• _Exercise aim_
Leave the pictures out and retype the lines from the beginning through the line with "minimum width=190.5pt] (cvm)", both ends included.

• _Available data_

— begin —

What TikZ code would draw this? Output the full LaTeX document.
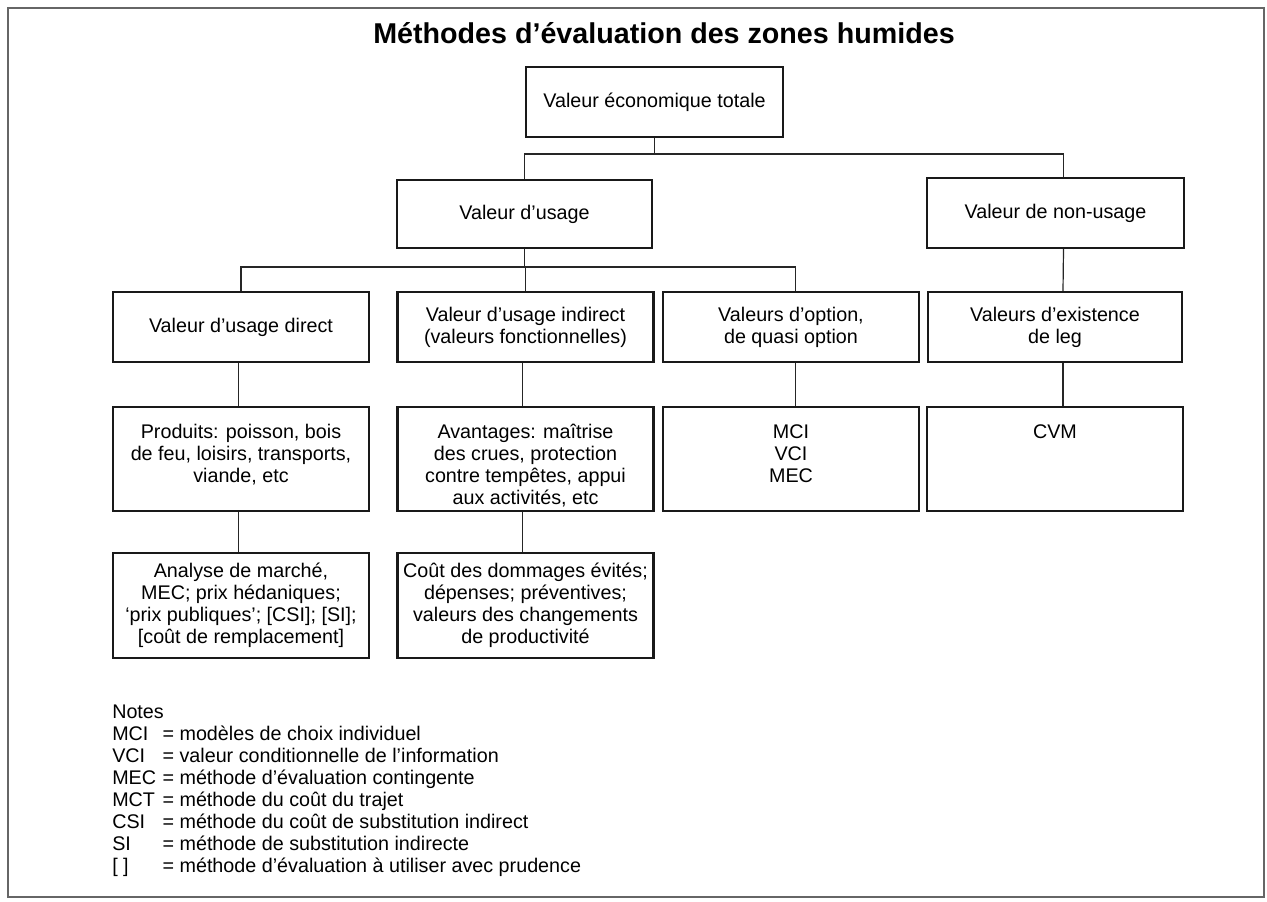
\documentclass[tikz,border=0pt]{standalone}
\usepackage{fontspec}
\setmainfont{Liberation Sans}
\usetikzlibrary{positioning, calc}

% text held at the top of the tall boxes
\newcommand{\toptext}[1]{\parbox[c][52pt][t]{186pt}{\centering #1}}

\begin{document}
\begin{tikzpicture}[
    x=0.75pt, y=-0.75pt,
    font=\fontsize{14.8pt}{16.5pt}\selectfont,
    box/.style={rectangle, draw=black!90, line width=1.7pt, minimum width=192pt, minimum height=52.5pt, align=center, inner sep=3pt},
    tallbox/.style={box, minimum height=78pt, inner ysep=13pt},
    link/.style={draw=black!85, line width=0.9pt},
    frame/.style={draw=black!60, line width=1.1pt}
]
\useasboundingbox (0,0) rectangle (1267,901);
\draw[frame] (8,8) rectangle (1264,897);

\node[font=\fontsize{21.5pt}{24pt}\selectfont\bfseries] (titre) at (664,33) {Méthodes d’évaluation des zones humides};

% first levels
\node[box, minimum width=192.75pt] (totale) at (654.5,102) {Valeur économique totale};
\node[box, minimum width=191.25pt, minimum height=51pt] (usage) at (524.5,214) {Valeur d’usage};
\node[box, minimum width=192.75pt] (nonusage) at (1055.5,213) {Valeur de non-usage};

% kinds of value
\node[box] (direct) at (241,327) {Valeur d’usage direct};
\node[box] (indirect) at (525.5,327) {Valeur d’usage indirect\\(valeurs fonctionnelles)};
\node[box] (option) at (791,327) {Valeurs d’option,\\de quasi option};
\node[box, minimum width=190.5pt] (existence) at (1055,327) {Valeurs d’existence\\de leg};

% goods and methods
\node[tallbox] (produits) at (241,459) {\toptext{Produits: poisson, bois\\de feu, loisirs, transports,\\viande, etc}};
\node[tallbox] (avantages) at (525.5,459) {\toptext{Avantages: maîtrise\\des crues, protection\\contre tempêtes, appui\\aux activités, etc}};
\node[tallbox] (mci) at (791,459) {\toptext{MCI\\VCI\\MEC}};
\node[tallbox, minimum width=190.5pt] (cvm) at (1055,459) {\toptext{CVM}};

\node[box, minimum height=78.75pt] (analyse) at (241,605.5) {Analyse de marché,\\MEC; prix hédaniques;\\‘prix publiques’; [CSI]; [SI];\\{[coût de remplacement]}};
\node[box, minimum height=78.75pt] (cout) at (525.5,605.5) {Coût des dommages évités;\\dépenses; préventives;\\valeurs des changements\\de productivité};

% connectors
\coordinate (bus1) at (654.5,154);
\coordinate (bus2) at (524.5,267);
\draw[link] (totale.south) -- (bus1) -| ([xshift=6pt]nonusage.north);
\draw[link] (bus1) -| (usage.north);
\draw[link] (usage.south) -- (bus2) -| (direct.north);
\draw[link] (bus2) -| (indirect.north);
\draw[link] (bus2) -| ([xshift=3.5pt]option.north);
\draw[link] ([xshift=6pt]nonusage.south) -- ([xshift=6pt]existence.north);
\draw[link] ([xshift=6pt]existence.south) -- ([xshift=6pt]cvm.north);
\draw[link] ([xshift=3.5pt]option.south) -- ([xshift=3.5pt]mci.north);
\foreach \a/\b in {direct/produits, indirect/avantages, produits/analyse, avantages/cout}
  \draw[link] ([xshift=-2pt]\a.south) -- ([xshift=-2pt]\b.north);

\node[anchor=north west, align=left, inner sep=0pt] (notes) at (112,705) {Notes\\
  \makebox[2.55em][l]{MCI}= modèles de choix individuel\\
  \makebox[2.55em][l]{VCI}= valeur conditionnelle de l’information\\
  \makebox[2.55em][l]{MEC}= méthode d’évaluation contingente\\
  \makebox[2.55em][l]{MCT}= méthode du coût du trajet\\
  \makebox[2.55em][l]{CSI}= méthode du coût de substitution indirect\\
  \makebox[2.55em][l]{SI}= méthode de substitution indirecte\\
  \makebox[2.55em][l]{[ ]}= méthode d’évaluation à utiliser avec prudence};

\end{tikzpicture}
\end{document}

— end —

• _Solved problem_
What TikZ code would draw this? Output the full LaTeX document.
\documentclass[tikz,border=0pt]{standalone}
\usepackage{fontspec}
\setmainfont{Liberation Sans}
\usetikzlibrary{positioning, calc}

% text held at the top of the tall boxes
\newcommand{\toptext}[1]{\parbox[c][52pt][t]{186pt}{\centering #1}}

\begin{document}
\begin{tikzpicture}[
    x=0.75pt, y=-0.75pt,
    font=\fontsize{14.8pt}{16.5pt}\selectfont,
    box/.style={rectangle, draw=black!90, line width=1.7pt, minimum width=192pt, minimum height=52.5pt, align=center, inner sep=3pt},
    tallbox/.style={box, minimum height=78pt, inner ysep=13pt},
    link/.style={draw=black!85, line width=0.9pt},
    frame/.style={draw=black!60, line width=1.1pt}
]
\useasboundingbox (0,0) rectangle (1267,901);
\draw[frame] (8,8) rectangle (1264,897);

\node[font=\fontsize{21.5pt}{24pt}\selectfont\bfseries] (titre) at (664,33) {Méthodes d’évaluation des zones humides};

% first levels
\node[box, minimum width=192.75pt] (totale) at (654.5,102) {Valeur économique totale};
\node[box, minimum width=191.25pt, minimum height=51pt] (usage) at (524.5,214) {Valeur d’usage};
\node[box, minimum width=192.75pt] (nonusage) at (1055.5,213) {Valeur de non-usage};

% kinds of value
\node[box] (direct) at (241,327) {Valeur d’usage direct};
\node[box] (indirect) at (525.5,327) {Valeur d’usage indirect\\(valeurs fonctionnelles)};
\node[box] (option) at (791,327) {Valeurs d’option,\\de quasi option};
\node[box, minimum width=190.5pt] (existence) at (1055,327) {Valeurs d’existence\\de leg};

% goods and methods
\node[tallbox] (produits) at (241,459) {\toptext{Produits: poisson, bois\\de feu, loisirs, transports,\\viande, etc}};
\node[tallbox] (avantages) at (525.5,459) {\toptext{Avantages: maîtrise\\des crues, protection\\contre tempêtes, appui\\aux activités, etc}};
\node[tallbox] (mci) at (791,459) {\toptext{MCI\\VCI\\MEC}};
\node[tallbox, minimum width=190.5pt] (cvm) at (1055,459) {\toptext{CVM}};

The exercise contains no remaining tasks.